Question

How do you solve \[2{{x}^{2}}-4x-3=0\] by completing the square?

Answer 1

Hint: In this problem, we have to solve the given quadratic equation by completing the square. We can first take the constant term to the right-hand side or we can add 3 on both sides. Then we have two terms on the left-hand side, which we should convert to a perfect square by adding the number 2. Then we will get a perfect square to solve for x.
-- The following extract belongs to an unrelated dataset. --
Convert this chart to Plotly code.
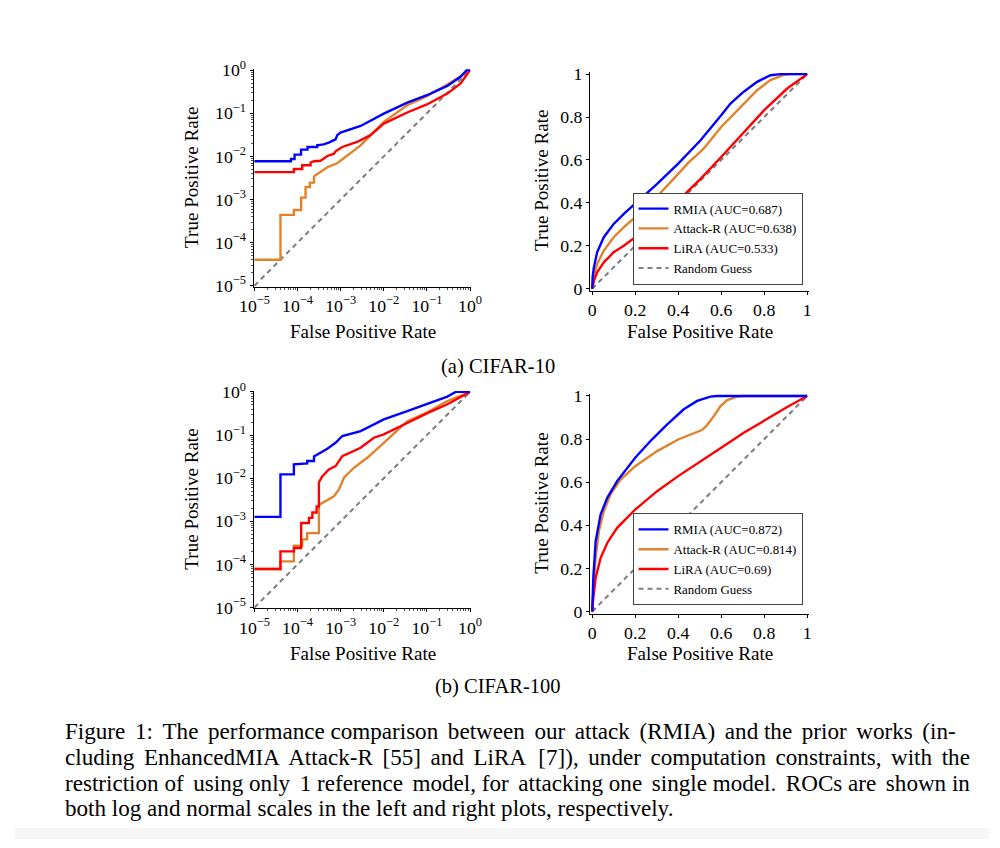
import plotly.graph_objects as go

# ---------------- data ----------------
# CIFAR-10, log-scale ROC (corner points of the step curves)
c10_log_rmia_fpr = [1e-5, 7e-5, 7e-5, 8.5e-5, 8.5e-5, 1.2e-4, 1.2e-4, 1.7e-4, 1.7e-4, 2.85e-4, 2.85e-4, 4e-4,
                    5.3e-4, 7.6e-4, 8.3e-4, 9.9e-4, 2.9e-3, 5.9e-3, 0.01, 0.035, 0.1, 0.298, 0.607, 0.837, 1.0]
c10_log_rmia_tpr = [0.0077, 0.0077, 0.0087, 0.0087, 0.011, 0.011, 0.0143, 0.0143, 0.0165, 0.0165, 0.018, 0.019,
                    0.0208, 0.0248, 0.0308, 0.0355, 0.0507, 0.0752, 0.098, 0.177, 0.262, 0.432, 0.70, 1.0, 1.0]
c10_log_attr_fpr = [1e-5, 4.0e-5, 4.0e-5, 8.2e-5, 8.2e-5, 1.21e-4, 1.21e-4, 1.53e-4, 1.53e-4, 1.93e-4, 1.93e-4,
                    2.4e-4, 2.4e-4, 3.4e-4, 4.9e-4, 8.3e-4, 1.42e-3, 2.9e-3, 0.01, 0.035, 0.1, 0.298, 1.0]
c10_log_attr_tpr = [4.0e-5, 4.0e-5, 4.4e-4, 4.4e-4, 5.7e-4, 5.7e-4, 1.1e-3, 1.1e-3, 1.95e-3, 1.95e-3, 2.45e-3,
                    2.45e-3, 3.45e-3, 4.3e-3, 5.6e-3, 6.9e-3, 0.0105, 0.018, 0.063, 0.153, 0.25, 0.464, 1.0]
c10_log_lira_fpr = [1e-5, 8.2e-5, 8.2e-5, 1.28e-4, 1.28e-4, 2.0e-4, 2.0e-4, 2.4e-4, 3.4e-4, 4.9e-4, 7.0e-4,
                    7.6e-4, 1.09e-3, 2.4e-3, 4.9e-3, 0.01, 0.035, 0.1, 0.298, 0.607, 1.0]
c10_log_lira_tpr = [0.0043, 0.0043, 0.0051, 0.0051, 0.0062, 0.0062, 0.0072, 0.0077, 0.0079, 0.0102, 0.0115,
                    0.0131, 0.0165, 0.0216, 0.031, 0.0575, 0.104, 0.16, 0.286, 0.49, 1.0]

# CIFAR-10, linear ROC
c10_lin_rmia_fpr = [0, 0.002, 0.008, 0.023, 0.054, 0.10, 0.147, 0.2, 0.302, 0.4, 0.504, 0.6, 0.643, 0.705,
                    0.767, 0.829, 0.876, 1.0]
c10_lin_rmia_tpr = [0, 0.055, 0.10, 0.17, 0.24, 0.302, 0.349, 0.396, 0.489, 0.583, 0.692, 0.808, 0.863, 0.918,
                    0.964, 0.995, 1.0, 1.0]
c10_lin_attr_fpr = [0, 0.003, 0.008, 0.023, 0.054, 0.10, 0.147, 0.2, 0.302, 0.4, 0.45, 0.5, 0.52, 0.6, 0.705,
                    0.767, 0.829, 0.891, 0.922, 1.0]
c10_lin_attr_tpr = [0, 0.035, 0.061, 0.115, 0.178, 0.24, 0.287, 0.333, 0.43, 0.535, 0.59, 0.635, 0.655, 0.754,
                    0.863, 0.925, 0.972, 0.997, 1.0, 1.0]
c10_lin_lira_fpr = [0, 0.003, 0.008, 0.023, 0.054, 0.10, 0.147, 0.2, 0.302, 0.4, 0.504, 0.6, 0.705, 0.8,
                    0.907, 1.0]
c10_lin_lira_tpr = [0, 0.02, 0.037, 0.076, 0.123, 0.17, 0.20, 0.24, 0.318, 0.411, 0.512, 0.614, 0.73, 0.832,
                    0.933, 1.0]

# CIFAR-100, log-scale ROC
c100_log_rmia_fpr = [1e-5, 4.0e-5, 4.0e-5, 8.2e-5, 8.2e-5, 1.67e-4, 1.67e-4, 2.4e-4, 2.4e-4, 3.4e-4, 4.9e-4,
                     7.6e-4, 1.09e-3, 2.9e-3, 0.01, 0.035, 0.1, 0.298, 0.464, 1.0]
c100_log_rmia_tpr = [1.26e-3, 1.26e-3, 0.0122, 0.0122, 0.021, 0.022, 0.025, 0.025, 0.032, 0.039, 0.048,
                     0.066, 0.095, 0.124, 0.231, 0.361, 0.517, 0.778, 1.0, 1.0]
c100_log_attr_fpr = [1e-5, 4.0e-5, 4.0e-5, 8.2e-5, 8.2e-5, 1.28e-4, 1.28e-4, 1.67e-4, 1.67e-4, 3.12e-4, 3.12e-4,
                     4.9e-4, 6.95e-4, 9.1e-4, 1.19e-3, 2.02e-3, 4.13e-3, 0.01, 0.035, 0.1, 0.298, 1.0]
c100_log_attr_tpr = [7.8e-5, 7.8e-5, 1.17e-4, 1.17e-4, 2.7e-4, 2.7e-4, 3.8e-4, 3.8e-4, 5.3e-4, 5.3e-4, 2.4e-3,
                     3.1e-3, 3.8e-3, 5.45e-3, 0.0102, 0.0174, 0.0297, 0.066, 0.21, 0.331, 0.618, 1.0]
c100_log_lira_fpr = [1e-5, 4.0e-5, 4.0e-5, 8.2e-5, 8.2e-5, 1.21e-4, 1.21e-4, 1.83e-4, 1.83e-4, 2.2e-4, 2.2e-4,
                     2.76e-4, 2.76e-4, 3.12e-4, 3.12e-4, 3.72e-4, 5.3e-4, 7.6e-4, 1.09e-3, 2.9e-3, 5.9e-3,
                     0.01, 0.035, 0.1, 0.298, 1.0]
c100_log_lira_tpr = [7.8e-5, 7.8e-5, 2.0e-4, 2.0e-4, 2.4e-4, 2.4e-4, 9.1e-4, 9.1e-4, 1.2e-3, 1.2e-3, 1.6e-3,
                     1.6e-3, 2.2e-3, 2.2e-3, 8.0e-3, 0.011, 0.016, 0.019, 0.0325, 0.0507, 0.0867,
                     0.104, 0.19, 0.319, 0.517, 1.0]

# CIFAR-100, linear ROC
c100_lin_rmia_fpr = [0, 0.002, 0.005, 0.016, 0.039, 0.07, 0.116, 0.2, 0.271, 0.349, 0.426, 0.488, 0.55, 0.581, 1.0]
c100_lin_rmia_tpr = [0, 0.08, 0.155, 0.326, 0.45, 0.527, 0.605, 0.713, 0.791, 0.868, 0.938, 0.977, 0.997, 1.0, 1.0]
c100_lin_attr_fpr = [0, 0.002, 0.005, 0.016, 0.031, 0.054, 0.085, 0.132, 0.2, 0.302, 0.4, 0.51, 0.53, 0.566,
                     0.597, 0.628, 0.674, 0.705, 1.0]
c100_lin_attr_tpr = [0, 0.05, 0.093, 0.248, 0.372, 0.465, 0.543, 0.612, 0.674, 0.744, 0.798, 0.842, 0.86, 0.907,
                     0.953, 0.981, 0.997, 1.0, 1.0]
c100_lin_lira_fpr = [0, 0.002, 0.005, 0.016, 0.039, 0.07, 0.116, 0.2, 0.302, 0.4, 0.504, 0.6, 0.705, 0.8, 0.907, 1.0]
c100_lin_lira_tpr = [0, 0.03, 0.062, 0.155, 0.248, 0.318, 0.388, 0.473, 0.558, 0.628, 0.698, 0.76, 0.829, 0.887,
                     0.949, 1.0]

random_lin = [0, 1]
random_log = [1e-5, 1]

c10_names = ["RMIA (AUC=0.687)", "Attack-R (AUC=0.638)", "LiRA (AUC=0.533)", "Random Guess"]
c100_names = ["RMIA (AUC=0.872)", "Attack-R (AUC=0.814)", "LiRA (AUC=0.69)", "Random Guess"]

log_tickvals = [1e-5, 1e-4, 1e-3, 1e-2, 1e-1, 1]
log_ticktext = ["10<sup>−5</sup>", "10<sup>−4</sup>", "10<sup>−3</sup>", "10<sup>−2</sup>",
                "10<sup>−1</sup>", "10<sup>0</sup>"]
log_minor = [m * d for d in [1e-5, 1e-4, 1e-3, 1e-2, 1e-1] for m in range(2, 10)]
lin_tickvals = [0, 0.2, 0.4, 0.6, 0.8, 1]
lin_ticktext = ["0", "0.2", "0.4", "0.6", "0.8", "1"]

subcaptions = ["(a) CIFAR-10", "(b) CIFAR-100"]
caption_lines = [
    "Figure 1: The performance comparison between our attack (RMIA) and the prior works (in-",
    "cluding EnhancedMIA Attack-R [55] and LiRA [7]), under computation constraints, with the",
    "restriction of using only 1 reference model, for attacking one single model. ROCs are shown in",
    "both log and normal scales in the left and right plots, respectively.",
]

# ---------------- geometry helpers ----------------
# the page is shown slightly scaled/offset in the photo; work in photo pixels
S, OX, OY = 0.974, 14.5, 11.0
W, H = 1000, 848


def px(x):
    return (x - OX) / S / W


def py(y):
    return 1 - (y - OY) / S / H


def fs(size):
    return size / S


# ---------------- style ----------------
FONT = "Liberation Serif, Times New Roman, serif"
BLUE, ORANGE, RED, GRAY = "#0000ff", "#e0822a", "#ff0000", "#7f7f7f"
LW = fs(2.3)

fig = go.Figure()


def panel(xa, ya, data, names, legend, showlegend):
    xs, ys = data[3]
    fig.add_trace(go.Scatter(x=xs, y=ys, mode="lines", name=names[3],
                             line=dict(color=GRAY, width=fs(2.0), dash="5px,4px"),
                             xaxis=xa, yaxis=ya, legend=legend, showlegend=showlegend,
                             legendrank=4))
    for c, i in zip([ORANGE, RED, BLUE], [1, 2, 0]):
        fig.add_trace(go.Scatter(x=data[i][0], y=data[i][1], mode="lines", name=names[i],
                                 line=dict(color=c, width=LW),
                                 xaxis=xa, yaxis=ya, legend=legend, showlegend=showlegend,
                                 legendrank=i + 1))


panel("x", "y", [(c10_log_rmia_fpr, c10_log_rmia_tpr), (c10_log_attr_fpr, c10_log_attr_tpr),
                 (c10_log_lira_fpr, c10_log_lira_tpr), (random_log, random_log)], c10_names, "legend", False)
panel("x2", "y2", [(c10_lin_rmia_fpr, c10_lin_rmia_tpr), (c10_lin_attr_fpr, c10_lin_attr_tpr),
                   (c10_lin_lira_fpr, c10_lin_lira_tpr), (random_lin, random_lin)], c10_names, "legend", True)
panel("x3", "y3", [(c100_log_rmia_fpr, c100_log_rmia_tpr), (c100_log_attr_fpr, c100_log_attr_tpr),
                   (c100_log_lira_fpr, c100_log_lira_tpr), (random_log, random_log)], c100_names, "legend2", False)
panel("x4", "y4", [(c100_lin_rmia_fpr, c100_lin_rmia_tpr), (c100_lin_attr_fpr, c100_lin_attr_tpr),
                   (c100_lin_lira_fpr, c100_lin_lira_tpr), (random_lin, random_lin)], c100_names, "legend2", True)

tickfont = dict(family=FONT, size=fs(17.3), color="black")
common = dict(showline=True, linecolor="black", linewidth=1, showgrid=False, zeroline=False,
              ticks="outside", ticklen=3, tickcolor="black", tickfont=tickfont, fixedrange=True)

LOGPAD = 0.86   # photo px for 0.02 decade
LINPAD = 2.15   # photo px for 0.01


def log_axis(p0, p1, horiz, anchor):
    if horiz:
        dom = [px(p0 - LOGPAD), px(p1 + LOGPAD)]
    else:
        dom = [py(p0 + LOGPAD), py(p1 - LOGPAD)]
    return dict(common, type="log", range=[-5.02, 0.02], domain=dom, anchor=anchor,
                tickmode="array", tickvals=log_tickvals, ticktext=log_ticktext,
                minor=dict(tickmode="array", tickvals=log_minor, ticks="outside", ticklen=2,
                           tickcolor="#555", showgrid=False))


def lin_axis(p0, p1, horiz, anchor):
    if horiz:
        dom = [px(p0 - LINPAD), px(p1 + LINPAD)]
    else:
        dom = [py(p0 + LINPAD), py(p1 - LINPAD)]
    return dict(common, type="linear", range=[-0.01, 1.01], domain=dom, anchor=anchor,
                tickmode="array", tickvals=lin_tickvals, ticktext=lin_ticktext)


fig.update_layout(
    width=W, height=H, margin=dict(l=0, r=0, t=0, b=0),
    paper_bgcolor="white", plot_bgcolor="white",
    xaxis=log_axis(254, 469.5, True, "y"),
    yaxis=log_axis(285, 70, False, "x"),
    xaxis2=lin_axis(591.7, 806.7, True, "y2"),
    yaxis2=lin_axis(288, 74, False, "x2"),
    xaxis3=log_axis(254, 469.5, True, "y3"),
    yaxis3=log_axis(606, 391, False, "x3"),
    xaxis4=lin_axis(591.7, 806.7, True, "y4"),
    yaxis4=lin_axis(610, 395, False, "x4"),
)

legend_style = dict(font=dict(family=FONT, size=fs(12.6), color="black"), bgcolor="white",
                    bordercolor="#444", borderwidth=1, xanchor="left", yanchor="bottom",
                    itemwidth=30, tracegroupgap=0, traceorder="normal")
fig.update_layout(
    legend=dict(legend_style, x=px(632), y=py(284)),
    legend2=dict(legend_style, x=px(632), y=py(604)),
)


def justify(line, extra):
    # emulate LaTeX justified text by widening inter-word gaps with six-per-em spaces
    words = line.split(" ")
    gaps = len(words) - 1
    out = words[0]
    for i in range(gaps):
        n = round((i + 1) * extra / gaps) - round(i * extra / gaps)
        out += " " + "\u2006" * n + words[i + 1]
    return out


ann = []
axfont = dict(family=FONT, size=fs(18.6), color="black")
for cx, cy in [(362, 330.5), (699, 330.5), (362, 651.5), (699, 651.5)]:
    ann.append(dict(text="False Positive Rate", x=px(cx), y=py(cy), xref="paper", yref="paper",
                    showarrow=False, font=axfont, xanchor="center", yanchor="middle"))
for cx, cy in [(191, 177), (541, 180), (191, 498), (541, 502)]:
    ann.append(dict(text="True Positive Rate", x=px(cx), y=py(cy), xref="paper", yref="paper",
                    showarrow=False, font=axfont, xanchor="center", yanchor="middle", textangle=-90))
for txt, cy in zip(subcaptions, [366, 685]):
    ann.append(dict(text=txt, x=px(497), y=py(cy), xref="paper", yref="paper", showarrow=False,
                    font=dict(family=FONT, size=fs(20.0), color="black"), xanchor="center", yanchor="middle"))
for txt, cy, extra in zip(caption_lines, [729, 755, 781, 806], [11, 12, 7, 0]):
    ann.append(dict(text=justify(txt, extra), x=px(62), y=py(cy), xref="paper", yref="paper",
                    showarrow=False, font=dict(family=FONT, size=fs(22.5), color="black"),
                    xanchor="left", yanchor="middle"))
fig.update_layout(annotations=ann)

fig.add_shape(type="rect", xref="paper", yref="paper", x0=0, x1=1, y0=0, y1=py(826),
              fillcolor="#f6f6f6", line=dict(width=0), layer="below")

fig.write_html(
    "out.html",
    config={"displayModeBar": False},
    post_script="document.body.style.margin='0';document.body.style.padding='0';"
                "document.documentElement.style.overflow='hidden';document.body.style.overflow='hidden';",
)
Complete step by step answer:
We know that the given quadratic equation to be solved is,
\[2{{x}^{2}}-4x-3=0\] ……. (1)
Now we can add 3 on both sides in the above equation (1), we get
\[\begin{align}
  & \Rightarrow 2{{x}^{2}}-4x-3+3=0+3 \\
 & \Rightarrow 2{{x}^{2}}-4x=3 \\
\end{align}\]
Now we can add 2 on both sides to get a perfect square equation, we get
\[\Rightarrow 2{{x}^{2}}-4x+2=3+2\]
Now we can take the common term 2 outside, in the left-hand side, we get
\[\Rightarrow 2\left( {{x}^{2}}-2x+1 \right)=5\]
We know that,
\[{{\left( a-b \right)}^{2}}={{a}^{2}}-2ab+{{b}^{2}}\]
Now we can apply this formula in the left-hand side of the above equation, we get
\[\Rightarrow 2{{\left( x-1 \right)}^{2}}=5\]
We can now divide by 2 on both the sides and cancel similar terms, we get
 \[\begin{align}
  & \Rightarrow \dfrac{2{{\left( x-1 \right)}^{2}}}{2}=\dfrac{5}{2} \\
 & \Rightarrow {{\left( x-1 \right)}^{2}}=\dfrac{5}{2} \\
\end{align}\]
We can take square on both sides, we get
\[\Rightarrow \sqrt{{{\left( x-1 \right)}^{2}}}=\pm \sqrt{\dfrac{5}{2}}\]
We can cancel the square root on the left-hand side,
\[\Rightarrow x-1=\pm \sqrt{\dfrac{5}{2}}\]
Now we can add the number 1 on both sides, we get
\[\Rightarrow x=1\pm \sqrt{\dfrac{5}{2}}\]
Therefore, the value of x = \[1+\sqrt{\dfrac{5}{2}},1-\sqrt{\dfrac{5}{2}}\] .

Note:
Students make mistakes while finding the perfect square of the equation which should be concentrated. In this problem, we have given that we should solve by completing the square, in case it is not given, we can also use another method, a quadratic formula to solve and find the value of x.